Cartoon: By Steve Kelly
Legislators tend to confuse public interest with their own interest. Likewise, they tend to confuse national security with their desire to conceal their own activities from the public.
This appears to be the case with the information released by whistle blower Edward Snowden. The NSA under government directive have been secretly monitoring most of the communications in America and many others across the world.
The statements of John Boehner and Dianne Feinstein, that Snowden is a traitor, or that the release of this information is treason are questionable at best.
It is reasonable to argue that in the interests of preventing terrorist attacks, communications from those likely to plan or carry out such actions can be monitored. Such people are probably aware or at least suspect that they may be under survalience and are probably taking countermeasures anyway. Releasing information on survalence of these groups can endanger the public.

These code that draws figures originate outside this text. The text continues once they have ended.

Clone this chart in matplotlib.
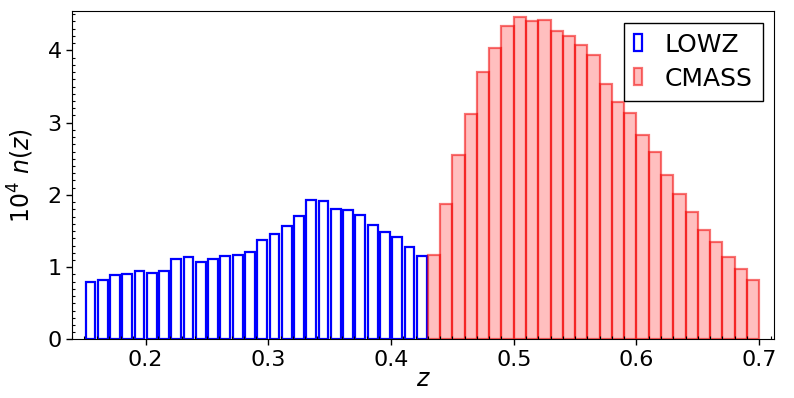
import matplotlib
matplotlib.use("Agg")
import matplotlib.pyplot as plt
from matplotlib.ticker import MultipleLocator
import numpy as np

# n(z) histograms, in units of 1e-4, bin width 0.01
LOWZ_EDGES_START = 0.15
LOWZ_NZ = [0.79, 0.83, 0.89, 0.90, 0.95, 0.92, 0.95, 1.11, 1.14, 1.07,
           1.11, 1.15, 1.17, 1.21, 1.37, 1.46, 1.57, 1.71, 1.93, 1.91,
           1.80, 1.79, 1.72, 1.58, 1.49, 1.42, 1.28, 1.15]

CMASS_EDGES_START = 0.43
CMASS_NZ = [1.17, 1.87, 2.55, 3.12, 3.70, 4.03, 4.34, 4.46, 4.40, 4.42,
            4.27, 4.20, 4.07, 3.94, 3.53, 3.29, 3.13, 2.83, 2.59, 2.28,
            2.01, 1.76, 1.52, 1.35, 1.14, 0.97, 0.82]

BIN = 0.01

plt.rcParams["font.family"] = ["DejaVu Sans"]
plt.rcParams["mathtext.fontset"] = "dejavusans"

fig = plt.figure(figsize=(7.94, 3.98), dpi=100)
ax = fig.add_axes([0.0907, 0.147, 0.884, 0.8245])

lowz_x = LOWZ_EDGES_START + BIN * (np.arange(len(LOWZ_NZ)) + 0.5)
cmass_x = CMASS_EDGES_START + BIN * np.arange(len(CMASS_NZ))

ax.bar(lowz_x, LOWZ_NZ, width=0.8 * BIN, fill=False, edgecolor="#0000ff",
       linewidth=1.6, label="LOWZ")
ax.bar(cmass_x, CMASS_NZ, width=BIN, align="edge", facecolor=(1, 0, 0, 0.25),
       edgecolor=(0.95, 0, 0, 0.55), linewidth=1.6, label="CMASS")

ax.set_xlim(0.14, 0.712)
ax.set_ylim(0, 4.54)
ax.xaxis.set_major_locator(MultipleLocator(0.1))
ax.xaxis.set_minor_locator(MultipleLocator(0.01))
ax.yaxis.set_major_locator(MultipleLocator(1))
ax.yaxis.set_minor_locator(MultipleLocator(0.1))
ax.tick_params(which="major", direction="out", length=4, width=1, labelsize=16)
ax.tick_params(which="minor", direction="in", length=2.5, width=0.8)

ax.set_xlabel(r"$z$", fontsize=17, labelpad=-2)
ax.set_ylabel(r"$10^4\ n(z)$", fontsize=17, labelpad=8)

leg = ax.legend(loc="upper right", fontsize=18, handlelength=0.35,
                handleheight=0.65, handletextpad=0.9, borderpad=0.4,
                labelspacing=0.4, fancybox=False, framealpha=1,
                edgecolor="black", borderaxespad=0.45)
leg.get_frame().set_linewidth(1.0)

fig.savefig("out.png", dpi=100)
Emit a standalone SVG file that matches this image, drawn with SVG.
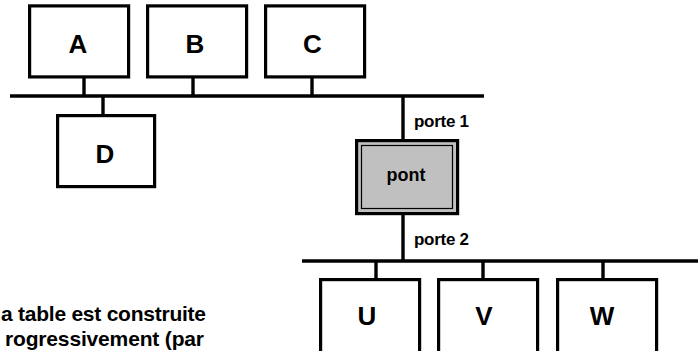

The problem in this case is though, this is not targeted survalence but a blanket coverage of vast swathes of domestic and overseas communication using the pretext of terrorism as cover. This is a gross violation of the rights of all law abiding citizens whose phone records and internet commumications are recorded.
Revealing countermeasures taken against the enemies of the American people is treason, but when the state uses this as a pretext for wholesale spying on the population at large, not just the dangerous people, such revelations are whistle blowing.
The Obama Administration is dangerously inclined to think it rules by divine right, and dangerously contemptuous of Constitutional limitations to its power, to the point of considering itself imperial. The idea that such information gathering would not be misused is negated by the misuse of the powers of the IRS in the targeting of political opponents.
The only treason Boehner and Feinstein can argue, is against their belief in the unrestrained rights of big government.